So I guy I knew at work killed himself a couple of days ago. And for all of you who were at the high school last year, I don't need to bother describing the emotions. But this guy I knew better than Seidel. I didn't know know him, but he'd say whats up when he came in and I'd say see ya when I clocked out. We may have exchanged a joke or two, but we never got to know each other, he was just a casual accuantaince. And then I heard the news, and it seems so...ot the present. It's effected me more since I knew him and can actually visualize his face, and I can see him easily in my mind. His picture in the paper looked so young...I can't help but wonder what his thirteen year old self would say if someone told him that he was going to commit suicide at age 24. All those moments and all those years, just wasted...but then again we're all going to die anyways and so in a sense all of these moments are being wasted. Did he think, before he did it, that that random new guy at work would be effected? We're all so connected. We all know so many people, and we don't even know it, and when it comes down to it, alot of people are affected. It also makes you think, everyones a poser, everyone's fake until they kill themself. Once that happens it's like oh...he wasn't trying to create an image for himself, he was a live human being. Everyone always complains about everyone, they say everyone's a poser or they're trying to fit in with their music croud or whatever, basically complaining that everyone else isn't a clone of themselves. Well guess what, no one else is you, so get over it. Everyone has to pull away for a while before discovering themselves, while discovering themselves...one girl said she thought it was her thought because that day he wanted to talk to her but she didn't have time. Other people said it wasn't her fault, but know what? Maybe it was her fault. Little things can hurt so much, and when you've had a bad day and don't have anyone to talk to, one little thing can push you off the brink. Moral? We should try to give everyone our honesty, our time, our kindness, before it's two late. You may have prevented a suicide a hundred times in your life and not even known it, just from being nice and listening. How many more do you think you will be able to stop? How many more will you cause?

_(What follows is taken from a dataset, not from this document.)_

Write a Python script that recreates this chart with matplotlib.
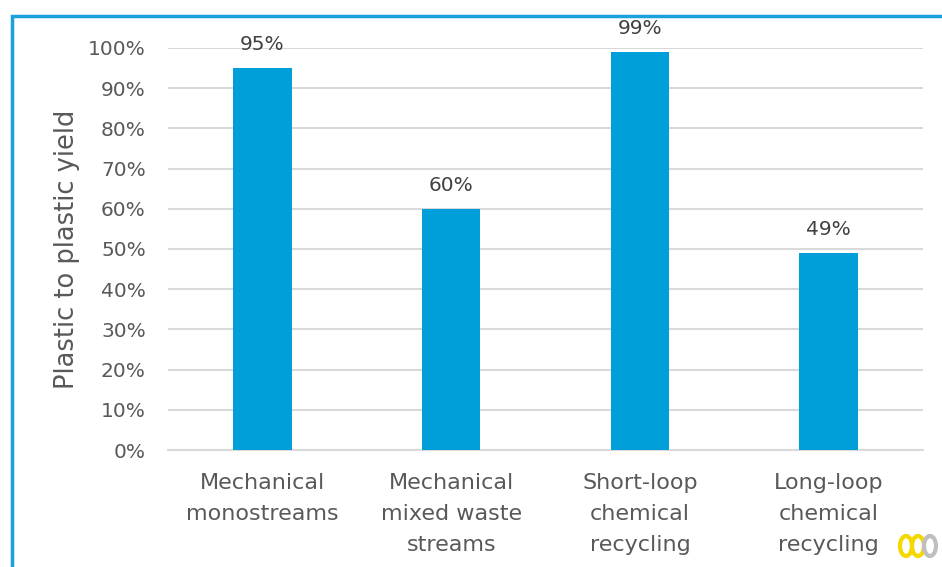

+++++++You know, lots of people don't realize it, in fact I didn't even realize it for a while, but single children have an advantage over other people...and that is they have more of a sense of independence, in a people sense. What I mean to say, is that I think the person I may have missed the most while in Spain was my brother. He and I have gotten in lots of fights, but we've always had a real deep connection. It's so deep we're not even aware of it. I don't even realize it, but if he ever found himself in a bad situation I would defend him in a heartbeat. Some people say he can be a dick, but he's a real nice guy under all that, he's just afraid to let it show sometimes. I got home from the warped tour and found out he had already left for North Carolina. It upset me, things are alot more fun and happening when he's around. I think the fact that he wasn't there is part of the reason it was so tough for me in Spain. Things are easier when he's there. I know I shouldn't be dependent on him, and I'm not (I mean I lived alone in a foreign country for 8 frikkin months) but I just prefer having him there. It makes things psicologically easier. I really hope he can make it out in life...he has real problems with logistics and material problems(i.e. math), but when it comes to theoretical thinking, like in writing, he's a frikin genious. I hope he'll be able to do okay...after leaving high school I see thatnot everythings so easy, and lots of people do lose there way. It is actually important to work hard and study in high school...
I don't have anything else to say, I just wanted to share how I was feeling. Basically, my brother means alot to me. And for some reason I wanted to write about that. So there yuo go.